I never had chance to really look into IFC and therefore did not know much about Revit IFC. I had an opportunity to look into it recently when my colleague asked me how to read IFC files exported from Revit.
Thanks to Angel Velez in Revit engineering team for explaining me an answer as following.
The IFC format is text, but not intended to be human-readable and to understand without IFC knowledge. However, there are lines like
#13774=IFCRELCONTAINEDINSPATIALSTRUCTURE('1ItGejZxT16AtCzq9KgA$h',#14,$,
$,(#64263,#64264,#64265,#12236,#64266,#12237,#64267,#64268,#64269,#64270)
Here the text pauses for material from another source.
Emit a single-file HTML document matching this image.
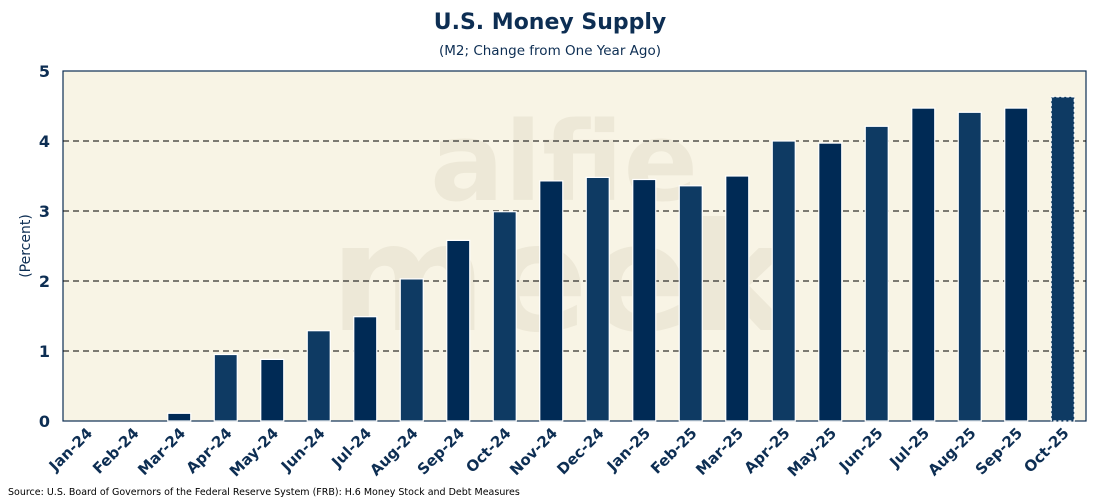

That contains a list of all of the top-level entities in the file, usually contained in a base level. You can then track down those line numbers to get the top level IFCWALL, IFCDOOR, whatever. There is a tag for each of these that if it came from a Revit file, will be the element id.
A non-programmer could not be expected to write IFC code, other than very simple things.
For Revit IFC export feature in Revit products, Revit engineering decides how Revit elements are written out in the IFC format in combination with buildingSMART that publishes the requirements of how elements are supposed to be written out.
Here are the links of buildingSMART if you are interested.
http://www.buildingsmart.com
http://www.buildingsmart-tech.org/specifications/ifc-overview
It is never a simple one-line for any element; there are many lines for a Revit element.
Autodesk Revit IFC Exporter code is available as Open Source Software at sourceforge.net/projects/ifcexporter. Anyone who wanted to add to the Open Source would really have to:
1. Know Revit
2. Know Revit API
3. Know IFC
4. Know how to program in C# .NET
Please visit Jeremy’s blog post for Revit IFC for futher reading.
Well, I am glad if you now know what takes to become an expert.